Harmonising the conflict between provisions of money laundering law, PMLA, the Bankruptcy code and related laws, High Court made it clear the Prevention of Money Laundering Act (PMLA) will prevail when it comes to attachment of properties obtained as “proceeds of crime.” Justice R K Gauba set aside two key conclusions of the PMLA Appellate Tribunal in the process and held that probe agencies such as ED, I-T department, CBI and SFIO can attach properties even if these are mortgaged to banks.
It held that assets purchased prior to commission of crime by an economic offender can also be attached during investigation. Justice Gauba clarified that the PMLA, Recovery of Debt and Bankruptcy Act (RDBA), Securitisation and Reconstruction of Financial Assets and Enforcement of Securities Interest Act (SARFAESI Act) and Insolvency and Bankruptcy Code (IBC) must co-exist and be enforced in harmony.
The court said when it came to assets alleged to have been “derived or obtained” as a result of “criminal activity” and consequently being “proceeds of crime,” by virtue of Section 71, the PMLA act will have “overriding effect over other existing laws” in the matter of money-laundering.
It agreed with the argument of ED standing counsel Amit Mahajan that a probe agency is empowered under PMLA to attach not only a “tainted property” which is acquired or obtained directly or indirectly from proceeds of crime, but also any other asset or property of equivalent value owned by the offender, even it was bought before the alleged crime of money laundering.
Justice Gauba pointed out that the other asset, even if it doesn’t bear any taint, is an alternative attachable property on account of its link or nexus with the offence or offender of money laundering.
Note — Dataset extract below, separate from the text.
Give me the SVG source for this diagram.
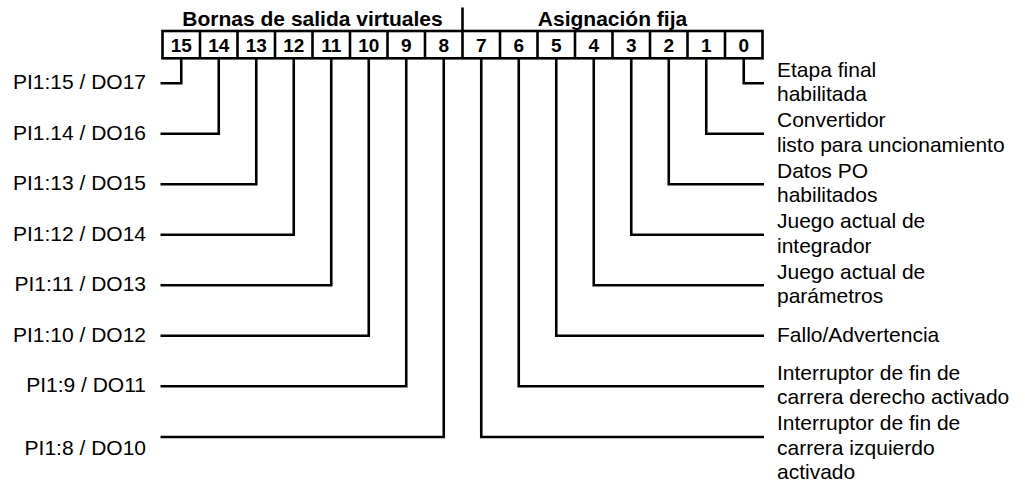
<svg xmlns="http://www.w3.org/2000/svg" width="1025" height="485" viewBox="0 0 1025 485">
<style>
.t{font-family:"Liberation Sans",Arial,sans-serif;font-size:21px;fill:#000}
.h{font-family:"Liberation Sans",Arial,sans-serif;font-size:21px;font-weight:bold;fill:#000;text-anchor:middle}
.n{font-family:"Liberation Sans",Arial,sans-serif;font-size:19px;font-weight:bold;fill:#000;text-anchor:middle}
.l{text-anchor:end}
.c{fill:none;stroke:#000;stroke-width:2.6;stroke-linejoin:miter;stroke-linecap:butt}
.b{fill:#fff;stroke:#000;stroke-width:2.6}
</style>
<rect width="1025" height="485" fill="#fff"/>
<g id="header">
<text class="h" x="312.5" y="26">Bornas de salida virtuales</text>
<text class="h" x="612.5" y="26">Asignación fija</text>
<line class="c" x1="462.5" y1="7.5" x2="462.5" y2="31"/>
</g>
<g id="register">
<rect class="b" x="162.5" y="31" width="600" height="27.3"/>
<path class="c" d="M200,31V58.3M237.5,31V58.3M275,31V58.3M312.5,31V58.3M350,31V58.3M387.5,31V58.3M425,31V58.3M462.5,31V58.3M500,31V58.3M537.5,31V58.3M575,31V58.3M612.5,31V58.3M650,31V58.3M687.5,31V58.3M725,31V58.3"/>
<text class="n" x="181.25" y="51.9">15</text>
<text class="n" x="218.75" y="51.9">14</text>
<text class="n" x="256.25" y="51.9">13</text>
<text class="n" x="293.75" y="51.9">12</text>
<text class="n" x="331.25" y="51.9">11</text>
<text class="n" x="368.75" y="51.9">10</text>
<text class="n" x="406.25" y="51.9">9</text>
<text class="n" x="443.75" y="51.9">8</text>
<text class="n" x="481.25" y="51.9">7</text>
<text class="n" x="518.75" y="51.9">6</text>
<text class="n" x="556.25" y="51.9">5</text>
<text class="n" x="593.75" y="51.9">4</text>
<text class="n" x="631.25" y="51.9">3</text>
<text class="n" x="668.75" y="51.9">2</text>
<text class="n" x="706.25" y="51.9">1</text>
<text class="n" x="743.75" y="51.9">0</text>
</g>
<g id="connectors">
<path class="c" d="M160.5,83.3H181.25V58.3"/>
<path class="c" d="M160.5,133.8H218.75V58.3"/>
<path class="c" d="M160.5,184.3H256.25V58.3"/>
<path class="c" d="M160.5,234.8H293.75V58.3"/>
<path class="c" d="M160.5,285.3H331.25V58.3"/>
<path class="c" d="M160.5,335.8H368.75V58.3"/>
<path class="c" d="M160.5,386.3H406.25V58.3"/>
<path class="c" d="M160.5,437H443.75V58.3"/>
<path class="c" d="M764,83.3H743.75V58.3"/>
<path class="c" d="M764,133.8H706.25V58.3"/>
<path class="c" d="M764,184.3H668.75V58.3"/>
<path class="c" d="M764,234.8H631.25V58.3"/>
<path class="c" d="M764,285.3H593.75V58.3"/>
<path class="c" d="M764,335.8H556.25V58.3"/>
<path class="c" d="M764,386.3H518.75V58.3"/>
<path class="c" d="M764,437H481.25V58.3"/>
</g>
<g id="left-labels">
<text class="t l" x="146" y="89.3">PI1:15 / DO17</text>
<text class="t l" x="146" y="139.8">PI1.14 / DO16</text>
<text class="t l" x="146" y="190.3">PI1:13 / DO15</text>
<text class="t l" x="146" y="240.8">PI1:12 / DO14</text>
<text class="t l" x="146" y="291.3">PI1:11 / DO13</text>
<text class="t l" x="146" y="341.8">PI1:10 / DO12</text>
<text class="t l" x="146" y="392.3">PI1:9 / DO11</text>
<text class="t l" x="146" y="455">PI1:8 / DO10</text>
</g>
<g id="bit0"><text class="t" x="777" y="76.7">Etapa final</text><text class="t" x="777" y="101">habilitada</text></g>
<g id="bit1"><text class="t" x="777" y="127.2">Convertidor</text><text class="t" x="777" y="151.5">listo para uncionamiento</text></g>
<g id="bit2"><text class="t" x="777" y="177.7">Datos PO</text><text class="t" x="777" y="202">habilitados</text></g>
<g id="bit3"><text class="t" x="777" y="228.2">Juego actual de</text><text class="t" x="777" y="252.5">integrador</text></g>
<g id="bit4"><text class="t" x="777" y="278.7">Juego actual de</text><text class="t" x="777" y="303">parámetros</text></g>
<g id="bit5"><text class="t" x="777" y="342">Fallo/Advertencia</text></g>
<g id="bit6"><text class="t" x="777" y="379.7">Interruptor de fin de</text><text class="t" x="777" y="404">carrera derecho activado</text></g>
<g id="bit7"><text class="t" x="777" y="430.4">Interruptor de fin de</text><text class="t" x="777" y="454.7">carrera izquierdo</text><text class="t" x="777" y="479">activado</text></g>
</svg>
HC’s verdict came on a batch of appeals by ED against the orders of PMLA appellate tribunal in favour of various banks. ED, had challenged the tribunal’s orders on the issue of third party rights over a property attached by the agency. The tribunal had held that third parties — banks in this case — have legitimately created rights such as a charge, lien or other encumbrances and on that basis have a superior claim over such properties.